During this time, he had a summer home overlooking the south branch of the Patapsco River upstream near Orange Grove-Avalon-Ilchester off the main western line of the Baltimore and Ohio Railroad now in the area of Patapsco Valley State Park, which was devastated by a disastrous flood in 1868.
Kennedy died in Newport, Rhode Island, on August 18, 1870,[35] and is buried in Greenmount Cemetery in Baltimore, Maryland.
In his will, Kennedy wrote the following:
It is my wish that the manuscript volumes containing my journals, my note or common-place books, and the several volumes of my own letters in press copy, as also all my other letters, such as may possess any interest or value (which I desire to be bound in volumes) that are now in loose sheets, shall be returned to my executors, who are requested to have the same packed away in a strong walnut box, closed and locked, and then delivered to the Peabody Institute, to be preserved by them unopened until the year 1900, when the same shall become the property of the Institute, to be kept among its books and records.[36]

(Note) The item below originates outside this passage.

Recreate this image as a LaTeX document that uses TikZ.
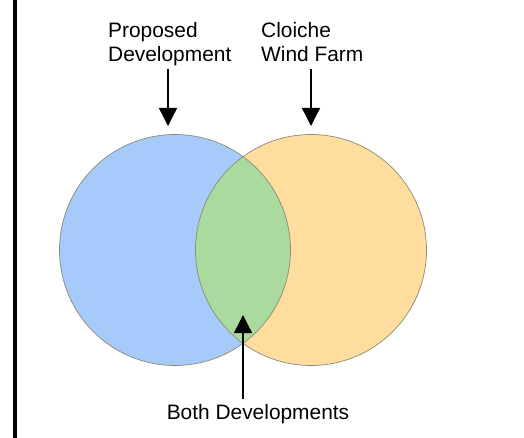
\documentclass[tikz,border=0pt]{standalone}
\usepackage{fontspec}
\setmainfont{Liberation Sans}
\usetikzlibrary{arrows.meta}
\definecolor{vblue}{HTML}{A6CBFA}
\definecolor{vorange}{HTML}{FFDD9E}
\definecolor{vgreen}{HTML}{ABDA9E}
\definecolor{vline}{HTML}{8A8A7A}
\tikzset{
  lbl/.style={inner sep=0pt, align=left, font=\fontsize{20.9}{24}\selectfont},
  arr/.style={line width=1.3pt, -{Triangle[width=18pt,length=18pt]}},
  ring/.style={circle, minimum size=231pt, inner sep=0pt},
}
\begin{document}
\begin{tikzpicture}[x=1pt,y=-1pt]
\useasboundingbox (0,0) rectangle (524,438);
\fill[white] (0,0) rectangle (524,438);
\fill[black] (13,0) rectangle (17,438);
% circles
\fill[vblue] (175,250) circle (115.5);
\fill[vorange] (311,250) circle (115.5);
\begin{scope}
\clip (175,250) circle (115.5);
\fill[vgreen] (311,250) circle (115.5);
\end{scope}
\node[ring, draw=vline, line width=0.7pt] (blue) at (175,250) {};
\node[ring, draw=vline, line width=0.7pt] (orange) at (311,250) {};
% labels
\node[lbl, anchor=north west] (pd) at (108,22) {Proposed\\Development};
\node[lbl, anchor=north west] (cw) at (261,22) {Cloiche\\Wind Farm};
\node[lbl, anchor=base] (both) at (258,419) {Both Developments};
% arrow ends
\coordinate (a1s) at (168,69);
\coordinate (a1e) at (168,126);
\coordinate (a2s) at (311,69);
\coordinate (a2e) at (311,126);
\coordinate (a3s) at (243,399);
\coordinate (a3e) at (243,315);
\draw[arr] (a1s) -- (a1e);
\draw[arr] (a2s) -- (a2e);
\draw[arr] (a3s) -- (a3e);
\end{tikzpicture}
\end{document}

Today there are two large special collections of his papers, manuscripts and correspondence; one remains at the Peabody Institute in Baltimore and the other is at the Enoch Pratt Free Library in Baltimore. There are also a number of libraries from Virginia to Boston that have smaller collections of his correspondence (both private and official letters).
The naval ships USS John P. Kennedy and USS Kennedy (DD-306) were named for him.